Before this article is concluded, we have one last question for the reader: How important is the choice of data frequency? Should monthly and daily data lead to identical correlations? Which frequency should you chose? Answering this question is far from trivial, but we will provide some guidance in Part 2.
Please keep in mind: Covariances only measure linear dependencies. For non-linearities, you can check out copula-based or entrophie-based distance metrics
https://en.wikipedia.org/wiki/Condition_number#Matrices
IID stands for Independent and Identically Distributed, and it's a foundational concept in probability, statistics, and machine learning:
1. Independence: Each data point (or random variable) does not depend on the others.
2. Identically Distributed Each data point comes from the same probability distribution.
→Makes estimation and inference easier and many algorithms (ML) depend on it.

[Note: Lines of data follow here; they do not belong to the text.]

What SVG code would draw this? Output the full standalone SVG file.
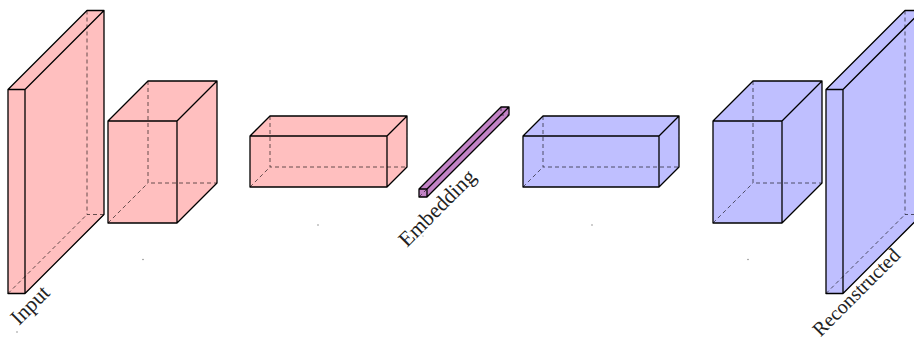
<svg xmlns="http://www.w3.org/2000/svg" width="914" height="343" viewBox="0 0 914 343">
<style>
.pink{fill:#ffbfbf;stroke:none}
.blue{fill:#bfbfff;stroke:none}
.purple{fill:#c283c6;stroke:none}
.hid{fill:none;stroke:#000;stroke-opacity:0.6;stroke-width:1;stroke-dasharray:4 3}
.edge{fill:none;stroke:#000;stroke-width:1.3;stroke-linejoin:round}
.lbl{font-family:"Liberation Serif","DejaVu Serif",serif;font-size:21.5px;fill:#222;text-anchor:middle}
.dot{fill:#777}
</style>
<rect width="914" height="343" fill="#fff"/>
<g id="input">
<polygon class="pink" points="8,89.5 87,10.5 104,10.5 104,214.5 25,293.5 8,293.5"/>
<path class="hid" d="M87,10.5 V214.5 H104 M8,293.5 L87,214.5"/>
<path class="edge" d="M8,89.5 H25 V293.5 H8 Z M8,89.5 L87,10.5 H104 L25,89.5 M104,10.5 V214.5 L25,293.5"/>
<text class="lbl" transform="translate(35,310) rotate(-45)">Input</text>
<circle class="dot" cx="17" cy="332" r="0.7"/>
</g>
<g id="conv1">
<polygon class="pink" points="108,121 148,81 217,81 217,183 177,223 108,223"/>
<path class="hid" d="M148,81 V183 H217 M108,223 L148,183"/>
<path class="edge" d="M108,121 H177 V223 H108 Z M108,121 L148,81 H217 L177,121 M217,81 V183 L177,223"/>
<circle class="dot" cx="143" cy="259.5" r="0.7"/>
</g>
<g id="conv2">
<polygon class="pink" points="250,136 270,116 407,116 407,167 387,187 250,187"/>
<path class="hid" d="M270,116 V167 H407 M250,187 L270,167"/>
<path class="edge" d="M250,136 H387 V187 H250 Z M250,136 L270,116 H407 L387,136 M407,116 V167 L387,187"/>
<circle class="dot" cx="318" cy="225" r="0.7"/>
</g>
<g id="embedding">
<polygon class="purple" points="419,189 501,107 509,107 509,115 427,197 419,197"/>
<path class="hid" d="M501,107 V115 H509 M419,197 L501,115"/>
<path class="edge" d="M419,189 H427 V197 H419 Z M419,189 L501,107 H509 L427,189 M509,107 V115 L427,197"/>
<text class="lbl" transform="translate(442,213) rotate(-45)">Embedding</text>
<circle class="dot" cx="423" cy="236" r="0.6"/>
</g>
<g id="deconv1">
<polygon class="blue" points="523,136 543,116 679,116 679,167 659,187 523,187"/>
<path class="hid" d="M543,116 V167 H679 M523,187 L543,167"/>
<path class="edge" d="M523,136 H659 V187 H523 Z M523,136 L543,116 H679 L659,136 M679,116 V167 L659,187"/>
<circle class="dot" cx="592" cy="225" r="0.7"/>
</g>
<g id="deconv2">
<polygon class="blue" points="713,121 753,81 822,81 822,183 782,223 713,223"/>
<path class="hid" d="M753,81 V183 H822 M713,223 L753,183"/>
<path class="edge" d="M713,121 H782 V223 H713 Z M713,121 L753,81 H822 L782,121 M822,81 V183 L782,223"/>
<circle class="dot" cx="748" cy="259.5" r="0.7"/>
</g>
<g id="reconstructed">
<polygon class="blue" points="826,89.5 905,10.5 922,10.5 922,214.5 843,293.5 826,293.5"/>
<path class="hid" d="M905,10.5 V214.5 H922 M826,293.5 L905,214.5"/>
<path class="edge" d="M826,89.5 H843 V293.5 H826 Z M826,89.5 L905,10.5 H922 L843,89.5 M922,10.5 V214.5 L843,293.5"/>
<text class="lbl" style="font-size:20px" transform="translate(861,297) rotate(-45)">Reconstructed</text>
</g>
<g id="connectors"></g>
</svg>
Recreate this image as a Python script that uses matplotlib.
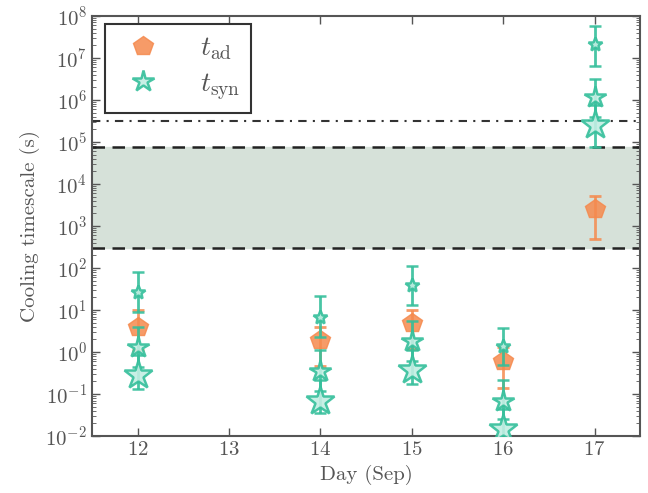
import numpy as np
import matplotlib
matplotlib.use("Agg")
import matplotlib.pyplot as plt
from matplotlib.lines import Line2D
from matplotlib.ticker import LogLocator, NullFormatter

plt.rcParams['font.family'] = ['cmr10', 'DejaVu Serif']
plt.rcParams['mathtext.fontset'] = 'cm'
plt.rcParams['axes.formatter.use_mathtext'] = True
plt.rcParams['text.color'] = '#555555'
plt.rcParams['axes.labelcolor'] = '#555555'
plt.rcParams['xtick.color'] = '#555555'
plt.rcParams['ytick.color'] = '#555555'

# data
days = [12, 14, 15, 16, 17]

t_ad = [4.0, 1.9, 4.8, 0.62, 2.6e3]
t_ad_hi = [10.0, 4.0, 10.0, 1.3, 5.2e3]
t_ad_lo = [1.1, 0.47, 1.2, 0.14, 490.0]

# three synchrotron estimates per day (small, medium, large markers)
t_syn_a = [27.0, 7.0, 39.0, 1.4, 2.2e7]
t_syn_a_hi = [80.0, 21.0, 110.0, 3.8, 5.9e7]
t_syn_a_lo = [9.0, 2.3, 13.0, 0.5, 6.5e6]

t_syn_b = [1.3, 0.36, 1.8, 0.07, 1.2e6]
t_syn_b_hi = [3.9, 1.1, 5.4, 0.21, 3.1e6]
t_syn_b_lo = [0.45, 0.12, 0.6, 0.025, 4.0e5]

t_syn_c = [0.29, 0.07, 0.38, 0.015, 2.5e5]
t_syn_c_hi = [0.87, 0.21, 1.1, 0.045, 7.5e5]
t_syn_c_lo = [0.13, 0.035, 0.17, 0.007, 7.4e4]

band_lo, band_hi = 300.0, 7.8e4
dashdot_level = 3.1e5

orange = '#f58a4e'
teal = '#35bf9b'
teal_face = '#c2eee3'

fig = plt.figure(figsize=(6.48, 4.93), dpi=100)
ax = fig.add_axes([0.142, 0.1156, 0.846, 0.852])

ax.axhspan(band_lo, band_hi, color='#d6e1d9', zorder=0)
ax.axhline(band_lo, color='#222222', ls='--', lw=1.8, dashes=(5, 3))
ax.axhline(band_hi, color='#222222', ls='--', lw=1.8, dashes=(5, 3))
ax.axhline(dashdot_level, color='#333333', ls='-.', lw=1.5, dashes=(4, 3, 1, 3))

def err(v, hi, lo):
    v = np.array(v)
    return [v - np.array(lo), np.array(hi) - v]

ax.errorbar(days, t_ad, yerr=err(t_ad, t_ad_hi, t_ad_lo), fmt='p', color=orange,
            mfc=orange, mec=orange, ms=15, elinewidth=2, capsize=4, capthick=2,
            alpha=0.85, zorder=3)

for vals, hi, lo, size in [(t_syn_a, t_syn_a_hi, t_syn_a_lo, 10),
                           (t_syn_b, t_syn_b_hi, t_syn_b_lo, 16),
                           (t_syn_c, t_syn_c_hi, t_syn_c_lo, 21)]:
    ax.errorbar(days, vals, yerr=err(vals, hi, lo), fmt='*', color=teal,
                mfc=teal_face, mec=teal, mew=1.8, ms=size, elinewidth=2,
                capsize=4, capthick=2, alpha=0.9, zorder=4)

ax.set_yscale('log')
ax.set_ylim(1e-2, 1e8)
ax.set_xlim(11.5, 17.5)
ax.set_xticks([12, 13, 14, 15, 16, 17])
ax.yaxis.set_major_locator(LogLocator(base=10, numticks=20))
ax.yaxis.set_minor_locator(LogLocator(base=10, subs=np.arange(2, 10), numticks=20))
ax.yaxis.set_minor_formatter(NullFormatter())
ax.tick_params(direction='in', top=True, right=True, labelsize=15, length=6, width=1)
ax.tick_params(which='minor', direction='in', right=True, length=3)
for s in ax.spines.values():
    s.set_color('#555555')
    s.set_linewidth(1.5)

ax.set_xlabel('Day (Sep)', fontsize=15)
ax.set_ylabel('Cooling timescale (s)', fontsize=15)

handles = [Line2D([], [], ls='none', marker='p', ms=15, color=orange, alpha=0.85),
           Line2D([], [], ls='none', marker='*', ms=16, mfc=teal_face, mec=teal,
                  mew=1.8, alpha=0.9)]
leg = ax.legend(handles, [r'$t_{\rm ad}$', r'$t_{\rm syn}$'], loc='upper left',
                fontsize=20, numpoints=1, fancybox=False, framealpha=1,
                borderpad=0.4, labelspacing=0.3, handletextpad=1.1,
                handlelength=1.9, borderaxespad=0.0,
                bbox_to_anchor=(0.024, 0.981))
leg.get_frame().set_edgecolor('#333333')
leg.get_frame().set_linewidth(1.5)
leg.set_zorder(10)

fig.savefig('out.png', dpi=100)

A stochastic process is ergodic if statistical properties (like mean, variance, autocorrelation) computed from one long realization converge to the true (ensemble) expectations. It matters because it means that It matters in practice: If a process is ergodic, you don’t need multiple data sources — observing one over time is enough to understand the whole. This is allows use to estimate parameters from only one realized time series.
This means that the so-called “Influence Function” of the estimator is not “bounded”.
A single extreme data point can crucially change the entire matrix which is not a good feature of an estimator.
State and time-dependent probabilities can be combined using relative entropy techniques.
Apart from a fixed number of data points or a certain probability, you might also use the MV Z-Score as criteria. Because the MV Z-Score is chi-distributed, one might actually use a significance test to check for outliers. Obviously, this assumes that the data follow a multivariate normal distribution.
See https://www.stata.com/meeting/us21/slides/US21_Dallakyan.pdf
See Chapter 1 of De Prado’s “Machine Learning for Asset Managers” and the Summary of Random Matrix Theory for a discussion of spectral denoising.